On the negative side, India needs to guard against the sangh’s agenda to turn it into a Hindu rashtra. Its propagation of Hindutva being synonymous with Indian nationalism is flawed, divisive and dangerous. Although it calls itself the Rashtriya Swayamsevak Sangh, it is essentially a Hindu Swayamsevak Sangh. It does not represent Muslims and Christians, who are an integral and equal part of our nation. It does not represent all Hindus either. A large number of pious and patriotic Hindus reject both the sangh’s narrow conception of the Indian nation and its political agenda based on that conception.

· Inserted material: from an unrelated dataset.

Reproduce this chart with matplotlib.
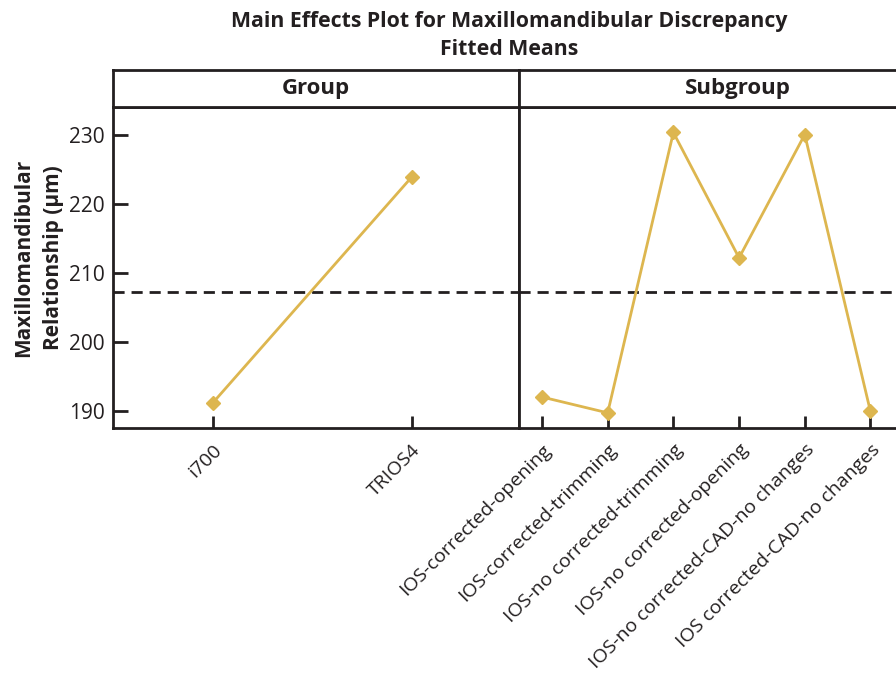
import matplotlib.pyplot as plt

plt.rcParams['font.family'] = ['Open Sans', 'DejaVu Sans']

# fitted means per factor level
group_levels = ['i700', 'TRIOS4']
group_means = [191.1, 223.9]

subgroup_levels = ['IOS-corrected-opening', 'IOS-corrected-trimming',
                   'IOS-no corrected-trimming', 'IOS-no corrected-opening',
                   'IOS-no corrected-CAD-no changes', 'IOS corrected-CAD-no changes']
subgroup_means = [192.0, 189.7, 230.4, 212.2, 230.1, 189.9]

grand_mean = 207.3
y_ticks = [190, 200, 210, 220, 230]

gold = '#DDB64F'
ink = '#231F20'

fig = plt.figure(figsize=(8.96, 6.77), dpi=100)

W, H = 896, 677
def box(x0, y0, x1, y1):
    return [x0 / W, 1 - y1 / H, (x1 - x0) / W, (y1 - y0) / H]

ax1 = fig.add_axes(box(113, 107, 519, 428))
ax2 = fig.add_axes(box(519, 107, 900, 428), sharey=ax1)
st1 = fig.add_axes(box(113, 70, 519, 107))
st2 = fig.add_axes(box(519, 70, 900, 107))

panels = [(ax1, st1, group_levels, group_means, 'Group', (-0.5, 1.54)),
          (ax2, st2, subgroup_levels, subgroup_means, 'Subgroup', (-0.35, 5.45))]

for ax, st, levels, means, name, xlim in panels:
    xs = list(range(len(levels)))
    ax.plot(xs, means, color=gold, lw=2, marker='D', ms=7, zorder=3)
    ax.axhline(grand_mean, color=ink, lw=2, ls=(0, (4, 2.5)), zorder=2)
    ax.set_xlim(*xlim)
    ax.set_xticks(xs)
    ax.set_xticklabels(levels, rotation=45, ha='right', rotation_mode='anchor',
                       fontsize=14, color=ink)
    ax.tick_params(axis='x', direction='in', length=9, width=2, color=ink, pad=9)
    for s in ax.spines.values():
        s.set_linewidth(2)
        s.set_color(ink)

    st.set_xticks([])
    st.set_yticks([])
    for s in st.spines.values():
        s.set_linewidth(2)
        s.set_color(ink)
    st.text(0.5 if name == 'Group' else 0.575, 0.5, name, transform=st.transAxes,
            ha='center', va='center', fontsize=16, fontweight='bold', color=ink)

ax1.set_ylim(187.5, 234.1)
ax1.set_yticks(y_ticks)
ax1.tick_params(axis='y', direction='in', length=11, width=2, color=ink,
                labelsize=15, labelcolor=ink, pad=6)
ax2.tick_params(axis='y', left=False, labelleft=False)
ax2.spines['right'].set_visible(False)
st2.spines['right'].set_visible(False)

ax1.set_ylabel('Maxillomandibular\nRelationship (µm)', fontsize=15,
               fontweight='bold', color=ink, labelpad=0, linespacing=1.6)
ax1.yaxis.set_label_coords(-0.12, 0.53)

fig.text(0.568, 0.968, 'Main Effects Plot for Maxillomandibular Discrepancy',
         ha='center', va='center', fontsize=15.3, fontweight='bold', color=ink)
fig.text(0.568, 0.927, 'Fitted Means', ha='center', va='center',
         fontsize=15.3, fontweight='bold', color=ink)

fig.savefig('out.png', dpi=100)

Nevertheless, the sangh’s critics should ponder: why and how did it succeed in influencing a vocal section of the majority community? The answer lies in its sustained campaign over a set of issues that appeal to many Hindus — Ram Mandir in Ayodhya, the abrogation of Article 370, uniform civil code, cow protection, campaign against conversions through unethical means and so on. The ill-treatment of non-Muslims in Pakistan, Bangladesh and Afghanistan and the acts of terrorism, extremism, and bigotry by Islamist organizations in many parts of the world have played no small part in expanding its mass appeal. Undeniably, and condemnably, some of its supporters have indulged in bigotry and violence in raising these issues. But equally undeniable is this fact: one of the reasons for the concomitant decline in the influence of the Congress has been its inability — also hesitation and unwillingness — to respond to the legitimate Hindu angst over these issues. It has paid the price for summarily opposing everything the RSS says and does.

This does not mean the sangh and its affiliated organizations now have a free-run to implement their majoritarian agenda. After moving to the centre stage of the Indian polity, the RSS is facing peculiar constraints imposed by India’s unchangeable diversity, democracy and its civilizational allegiance to secularism. The greatest of these constraints is that it is in no position to change the Indian Constitution, much as many in the sangh parivar want to. Neither the Bharatiya Janata Party’s political strength (which has now peaked) nor the sangh’s own capacity to build the requisite social support is sufficient to achieve this purpose. Cognizant of this reality, the RSS is no longer attempting to challenge and replace the Constitution but, rather, to co-opt it. When Bhagwat delivered a three-part lecture series on ‘Future of Bharat — An RSS Perspective’ in Delhi in September 2018, he affirmed his organization’s faith in the Constitution, including in its preambular principles of ‘secularism’ and ‘socialism’. Ram Madhav, a prominent RSS-BJP insider, went so far as to describe it as a moment of glasnost (openness) and perestroika (restructuring) in the sangh.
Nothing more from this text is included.